Sul piano politico e sociale, il Costa Rica beneficia di prestigio internazionale attraverso lo sport: diventare una delle squadre più forti della regione significa attirare turismo, sponsorizzazioni e attenzione mediatica, laddove la partecipazione del paese alle competizioni è un modo per “apparire sulla mappa” e rivendicare una certa rilevanza sportiva. Inoltre, competere ad alto livello aiuta a compattare l’identità nazionale, offrendo simboli condivisi di orgoglio e appartenenza, in un contesto politico stabile ma privo di grandi momenti simbolici e, anzi, sempre più vulnerabile alle differenze economiche e politiche che si sono andate rafforzando negli ultimi anni nella popolazione.

A differenza di potenze nordamericane o europee, il paese non si è costruito su eventi storici drammatici o conflitti, rendendo la via sportiva un canale efficace per rafforzare il senso di comunità e di appartenenza nazionale, anche attraverso la mitizzazione delle squadre, degli allenatori e dei giocatori vincenti. L’assenza di figure politiche o culturali di rilievo internazionale sicuramente rende i calciatori una valida alternativa, quantomeno per la stragrande maggioranza della popolazione che segue il calcio.

Infatti, come nel ‘90 e nel ‘14, la narrazione costruita intorno al percorso sportivo del paese ai mondiali fu estremamente romanticizzata: a livello internazionale il racconto (molto comune nel mondo sportivo in realtà) della “favola sportiva” della piccola squadra, proveniente dal piccolo paese, che compete, vincendo, contro i “giganti” dello sport sicuramente risultò ben riuscito: trasmettendo un senso di percorso epico che poi effettivamente catturò l’attenzione dell’opinione pubblica internazionale.

Nella prospettiva nazionale invece la costruzione di una partecipazione collettiva all’evento sportivo fece sentire ogni costaricano coinvolto e utile al risultato della squadra, tanto che sia nel ‘90 che nel ‘14 vennero concessi ai lavoratori permessi straordinari per seguire le partite.

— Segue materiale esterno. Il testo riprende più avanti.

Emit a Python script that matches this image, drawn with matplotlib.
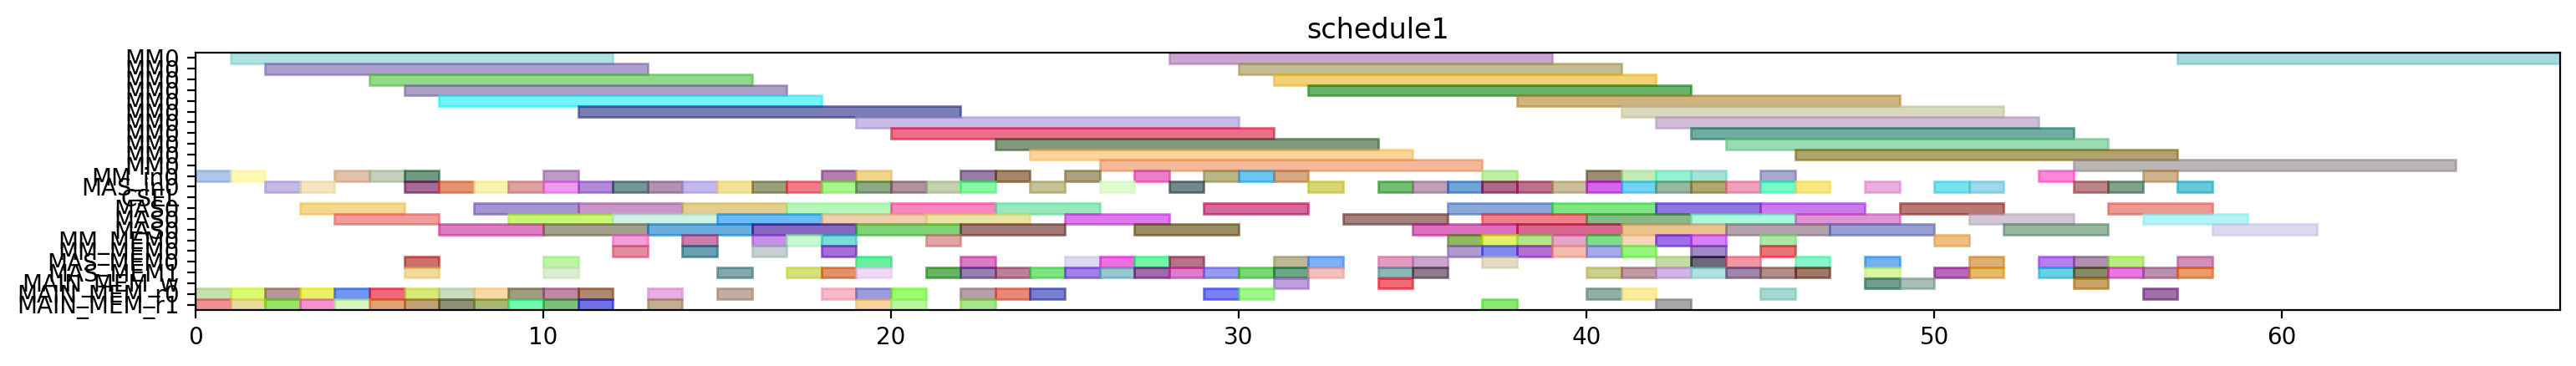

Dunque è innegabile la grande funzione aggregativa del calcio in Costa Rica: in contesti culturali come questo è difficile rafforzare l’identità nazionale della popolazione senza riferimenti storici forti. Una riflessione utile a capire le dinamiche sociologiche di paesi strutturalmente diversi dal nostro, che dimostra anche però quanto anche senza la necessaria esasperazione di caratteri nazionali tradizionalistici e culturali forti, magari legati anche a episodi storici violenti, si possa costruire una coscienza collettiva altrettanto forte e, forse, anche più sana.